> **Required work**
Reproduce the listing below exactly, minus its pictures.

> **Given information**
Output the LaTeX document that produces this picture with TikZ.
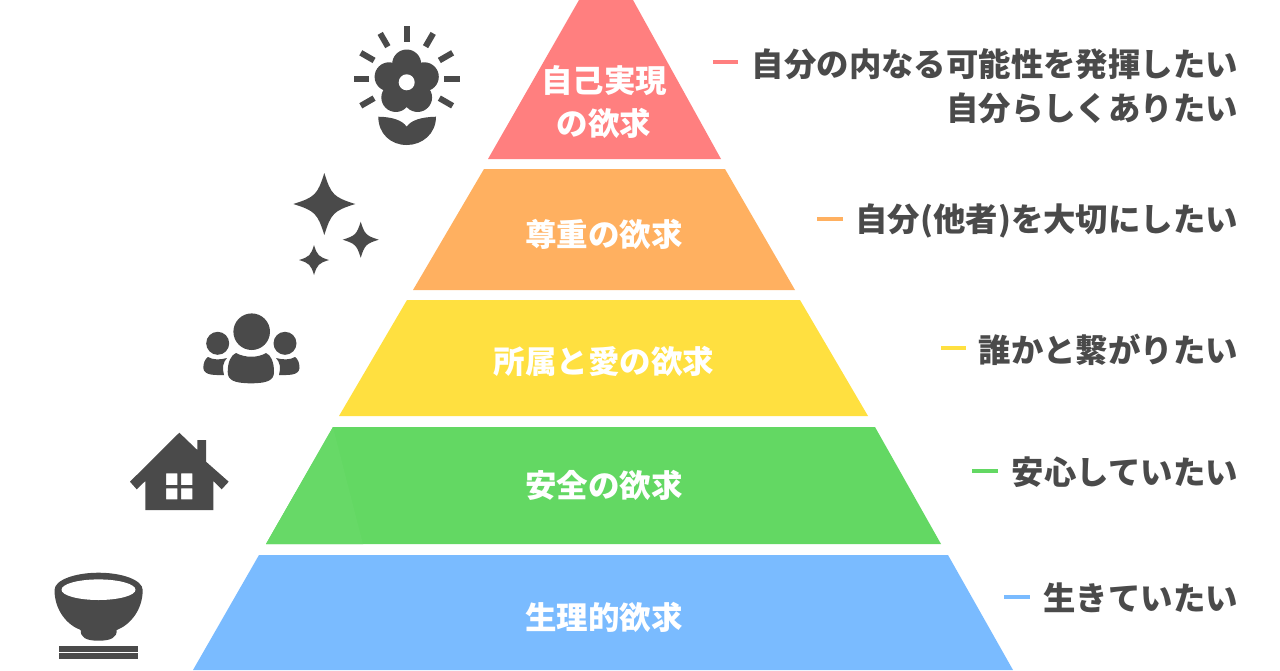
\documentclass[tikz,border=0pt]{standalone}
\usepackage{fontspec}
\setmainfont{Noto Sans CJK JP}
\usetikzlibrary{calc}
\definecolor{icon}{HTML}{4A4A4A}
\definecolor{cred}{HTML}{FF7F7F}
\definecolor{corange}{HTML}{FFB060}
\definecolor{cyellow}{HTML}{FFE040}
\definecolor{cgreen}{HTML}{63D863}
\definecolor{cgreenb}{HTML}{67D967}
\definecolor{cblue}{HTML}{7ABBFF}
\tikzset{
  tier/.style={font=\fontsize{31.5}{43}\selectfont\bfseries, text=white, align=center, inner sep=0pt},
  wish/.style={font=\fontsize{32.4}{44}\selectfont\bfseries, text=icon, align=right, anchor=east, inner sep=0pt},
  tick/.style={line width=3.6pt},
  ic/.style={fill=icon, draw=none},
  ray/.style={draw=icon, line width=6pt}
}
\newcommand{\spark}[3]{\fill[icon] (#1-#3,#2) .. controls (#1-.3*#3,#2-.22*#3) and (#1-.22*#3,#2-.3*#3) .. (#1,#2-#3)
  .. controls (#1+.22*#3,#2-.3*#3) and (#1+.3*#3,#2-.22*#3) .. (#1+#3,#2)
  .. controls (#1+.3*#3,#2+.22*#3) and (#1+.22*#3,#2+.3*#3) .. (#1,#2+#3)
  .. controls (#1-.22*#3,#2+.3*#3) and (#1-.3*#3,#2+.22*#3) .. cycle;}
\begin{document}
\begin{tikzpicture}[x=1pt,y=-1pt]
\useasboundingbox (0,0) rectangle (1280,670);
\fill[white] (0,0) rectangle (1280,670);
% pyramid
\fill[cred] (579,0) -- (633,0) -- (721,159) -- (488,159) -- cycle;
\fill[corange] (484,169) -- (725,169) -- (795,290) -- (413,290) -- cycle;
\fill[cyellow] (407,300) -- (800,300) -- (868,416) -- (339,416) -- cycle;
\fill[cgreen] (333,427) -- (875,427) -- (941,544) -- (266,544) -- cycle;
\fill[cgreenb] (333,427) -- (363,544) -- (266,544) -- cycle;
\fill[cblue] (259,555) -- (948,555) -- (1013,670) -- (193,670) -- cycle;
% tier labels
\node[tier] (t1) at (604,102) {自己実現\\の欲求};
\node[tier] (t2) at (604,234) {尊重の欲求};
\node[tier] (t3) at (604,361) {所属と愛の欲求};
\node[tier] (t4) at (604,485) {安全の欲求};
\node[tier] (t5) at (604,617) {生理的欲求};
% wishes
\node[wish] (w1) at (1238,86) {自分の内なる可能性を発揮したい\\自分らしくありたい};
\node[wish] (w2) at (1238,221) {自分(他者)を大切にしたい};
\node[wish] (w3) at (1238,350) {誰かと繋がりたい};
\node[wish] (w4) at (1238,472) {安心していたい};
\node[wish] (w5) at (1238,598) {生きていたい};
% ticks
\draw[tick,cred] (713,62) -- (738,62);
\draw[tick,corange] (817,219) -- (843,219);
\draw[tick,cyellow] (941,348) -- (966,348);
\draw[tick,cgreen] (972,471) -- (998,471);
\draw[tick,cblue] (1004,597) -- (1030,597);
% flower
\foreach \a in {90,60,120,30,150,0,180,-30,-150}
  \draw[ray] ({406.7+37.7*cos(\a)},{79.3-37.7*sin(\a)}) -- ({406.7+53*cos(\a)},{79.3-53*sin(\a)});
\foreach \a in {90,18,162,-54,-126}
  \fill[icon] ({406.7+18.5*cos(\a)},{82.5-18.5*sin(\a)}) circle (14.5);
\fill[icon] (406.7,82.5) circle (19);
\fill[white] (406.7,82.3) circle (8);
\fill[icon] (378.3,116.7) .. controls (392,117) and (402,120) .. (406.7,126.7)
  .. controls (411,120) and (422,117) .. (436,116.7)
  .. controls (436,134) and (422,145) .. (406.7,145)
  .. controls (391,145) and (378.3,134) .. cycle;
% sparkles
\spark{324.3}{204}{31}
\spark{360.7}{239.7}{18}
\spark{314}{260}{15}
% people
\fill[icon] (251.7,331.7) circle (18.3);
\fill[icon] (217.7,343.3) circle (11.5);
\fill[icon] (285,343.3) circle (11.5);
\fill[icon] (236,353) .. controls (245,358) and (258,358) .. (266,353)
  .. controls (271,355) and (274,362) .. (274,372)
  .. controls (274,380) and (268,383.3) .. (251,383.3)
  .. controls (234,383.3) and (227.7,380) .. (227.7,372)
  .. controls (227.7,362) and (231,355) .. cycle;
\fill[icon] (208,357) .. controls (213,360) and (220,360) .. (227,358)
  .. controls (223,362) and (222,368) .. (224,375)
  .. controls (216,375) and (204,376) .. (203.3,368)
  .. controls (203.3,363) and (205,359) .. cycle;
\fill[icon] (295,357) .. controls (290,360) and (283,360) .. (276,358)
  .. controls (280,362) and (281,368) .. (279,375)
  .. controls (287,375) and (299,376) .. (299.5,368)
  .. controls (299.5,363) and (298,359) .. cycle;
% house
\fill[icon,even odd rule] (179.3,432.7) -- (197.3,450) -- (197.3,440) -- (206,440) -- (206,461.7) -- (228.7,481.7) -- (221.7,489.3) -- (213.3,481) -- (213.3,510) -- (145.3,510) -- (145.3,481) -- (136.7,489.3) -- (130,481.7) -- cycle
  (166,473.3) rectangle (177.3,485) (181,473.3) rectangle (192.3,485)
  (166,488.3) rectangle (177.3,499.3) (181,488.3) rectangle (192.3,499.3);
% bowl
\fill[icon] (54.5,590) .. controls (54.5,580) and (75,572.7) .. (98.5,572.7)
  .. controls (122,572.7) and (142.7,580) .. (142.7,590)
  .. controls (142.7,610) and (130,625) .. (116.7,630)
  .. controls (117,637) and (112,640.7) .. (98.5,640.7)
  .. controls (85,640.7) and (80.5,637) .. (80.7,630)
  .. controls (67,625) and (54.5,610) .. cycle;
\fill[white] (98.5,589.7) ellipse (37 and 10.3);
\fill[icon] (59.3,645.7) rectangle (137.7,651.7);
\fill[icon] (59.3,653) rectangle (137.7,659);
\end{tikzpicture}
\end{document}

> **Output for this exercise**
Output the LaTeX document that produces this picture with TikZ.
\documentclass[tikz,border=0pt]{standalone}
\usepackage{fontspec}
\setmainfont{Noto Sans CJK JP}
\usetikzlibrary{calc}
\definecolor{icon}{HTML}{4A4A4A}
\definecolor{cred}{HTML}{FF7F7F}
\definecolor{corange}{HTML}{FFB060}
\definecolor{cyellow}{HTML}{FFE040}
\definecolor{cgreen}{HTML}{63D863}
\definecolor{cgreenb}{HTML}{67D967}
\definecolor{cblue}{HTML}{7ABBFF}
\tikzset{
  tier/.style={font=\fontsize{31.5}{43}\selectfont\bfseries, text=white, align=center, inner sep=0pt},
  wish/.style={font=\fontsize{32.4}{44}\selectfont\bfseries, text=icon, align=right, anchor=east, inner sep=0pt},
  tick/.style={line width=3.6pt},
  ic/.style={fill=icon, draw=none},
  ray/.style={draw=icon, line width=6pt}
}
\newcommand{\spark}[3]{\fill[icon] (#1-#3,#2) .. controls (#1-.3*#3,#2-.22*#3) and (#1-.22*#3,#2-.3*#3) .. (#1,#2-#3)
  .. controls (#1+.22*#3,#2-.3*#3) and (#1+.3*#3,#2-.22*#3) .. (#1+#3,#2)
  .. controls (#1+.3*#3,#2+.22*#3) and (#1+.22*#3,#2+.3*#3) .. (#1,#2+#3)
  .. controls (#1-.22*#3,#2+.3*#3) and (#1-.3*#3,#2+.22*#3) .. cycle;}
\begin{document}
\begin{tikzpicture}[x=1pt,y=-1pt]
\useasboundingbox (0,0) rectangle (1280,670);
\fill[white] (0,0) rectangle (1280,670);
% pyramid
\fill[cred] (579,0) -- (633,0) -- (721,159) -- (488,159) -- cycle;
\fill[corange] (484,169) -- (725,169) -- (795,290) -- (413,290) -- cycle;
\fill[cyellow] (407,300) -- (800,300) -- (868,416) -- (339,416) -- cycle;
\fill[cgreen] (333,427) -- (875,427) -- (941,544) -- (266,544) -- cycle;
\fill[cgreenb] (333,427) -- (363,544) -- (266,544) -- cycle;
\fill[cblue] (259,555) -- (948,555) -- (1013,670) -- (193,670) -- cycle;
% tier labels
\node[tier] (t1) at (604,102) {自己実現\\の欲求};
\node[tier] (t2) at (604,234) {尊重の欲求};
\node[tier] (t3) at (604,361) {所属と愛の欲求};
\node[tier] (t4) at (604,485) {安全の欲求};
\node[tier] (t5) at (604,617) {生理的欲求};
% wishes
\node[wish] (w1) at (1238,86) {自分の内なる可能性を発揮したい\\自分らしくありたい};
\node[wish] (w2) at (1238,221) {自分(他者)を大切にしたい};
\node[wish] (w3) at (1238,350) {誰かと繋がりたい};
\node[wish] (w4) at (1238,472) {安心していたい};
\node[wish] (w5) at (1238,598) {生きていたい};
% ticks
\draw[tick,cred] (713,62) -- (738,62);
\draw[tick,corange] (817,219) -- (843,219);
\draw[tick,cyellow] (941,348) -- (966,348);
\draw[tick,cgreen] (972,471) -- (998,471);
\draw[tick,cblue] (1004,597) -- (1030,597);
% flower
\foreach \a in {90,60,120,30,150,0,180,-30,-150}
  \draw[ray] ({406.7+37.7*cos(\a)},{79.3-37.7*sin(\a)}) -- ({406.7+53*cos(\a)},{79.3-53*sin(\a)});
\foreach \a in {90,18,162,-54,-126}
  \fill[icon] ({406.7+18.5*cos(\a)},{82.5-18.5*sin(\a)}) circle (14.5);
\fill[icon] (406.7,82.5) circle (19);
\fill[white] (406.7,82.3) circle (8);
\fill[icon] (378.3,116.7) .. controls (392,117) and (402,120) .. (406.7,126.7)
  .. controls (411,120) and (422,117) .. (436,116.7)
  .. controls (436,134) and (422,145) .. (406.7,145)
  .. controls (391,145) and (378.3,134) .. cycle;
% sparkles
\spark{324.3}{204}{31}
\spark{360.7}{239.7}{18}
\spark{314}{260}{15}
% people
\fill[icon] (251.7,331.7) circle (18.3);
\fill[icon] (217.7,343.3) circle (11.5);
\fill[icon] (285,343.3) circle (11.5);
\fill[icon] (236,353) .. controls (245,358) and (258,358) .. (266,353)
  .. controls (271,355) and (274,362) .. (274,372)
  .. controls (274,380) and (268,383.3) .. (251,383.3)
  .. controls (234,383.3) and (227.7,380) .. (227.7,372)
  .. controls (227.7,362) and (231,355) .. cycle;
\fill[icon] (208,357) .. controls (213,360) and (220,360) .. (227,358)
  .. controls (223,362) and (222,368) .. (224,375)
  .. controls (216,375) and (204,376) .. (203.3,368)
  .. controls (203.3,363) and (205,359) .. cycle;
\fill[icon] (295,357) .. controls (290,360) and (283,360) .. (276,358)
  .. controls (280,362) and (281,368) .. (279,375)
  .. controls (287,375) and (299,376) .. (299.5,368)
  .. controls (299.5,363) and (298,359) .. cycle;
% house
\fill[icon,even odd rule] (179.3,432.7) -- (197.3,450) -- (197.3,440) -- (206,440) -- (206,461.7) -- (228.7,481.7) -- (221.7,489.3) -- (213.3,481) -- (213.3,510) -- (145.3,510) -- (145.3,481) -- (136.7,489.3) -- (130,481.7) -- cycle
  (166,473.3) rectangle (177.3,485) (181,473.3) rectangle (192.3,485)
  (166,488.3) rectangle (177.3,499.3) (181,488.3) rectangle (192.3,499.3);
% bowl
\fill[icon] (54.5,590) .. controls (54.5,580) and (75,572.7) .. (98.5,572.7)
  .. controls (122,572.7) and (142.7,580) .. (142.7,590)
  .. controls (142.7,610) and (130,625) .. (116.7,630)
  .. controls (117,637) and (112,640.7) .. (98.5,640.7)
  .. controls (85,640.7) and (80.5,637) .. (80.7,630)
  .. controls (67,625) and (54.5,610) .. cycle;
\fill[white] (98.5,589.7) ellipse (37 and 10.3);
\fill[icon] (59.3,645.7) rectangle (137.7,651.7);
\fill[icon] (59.3,653) rectangle (137.7,659);
\end{tikzpicture}
\end{document}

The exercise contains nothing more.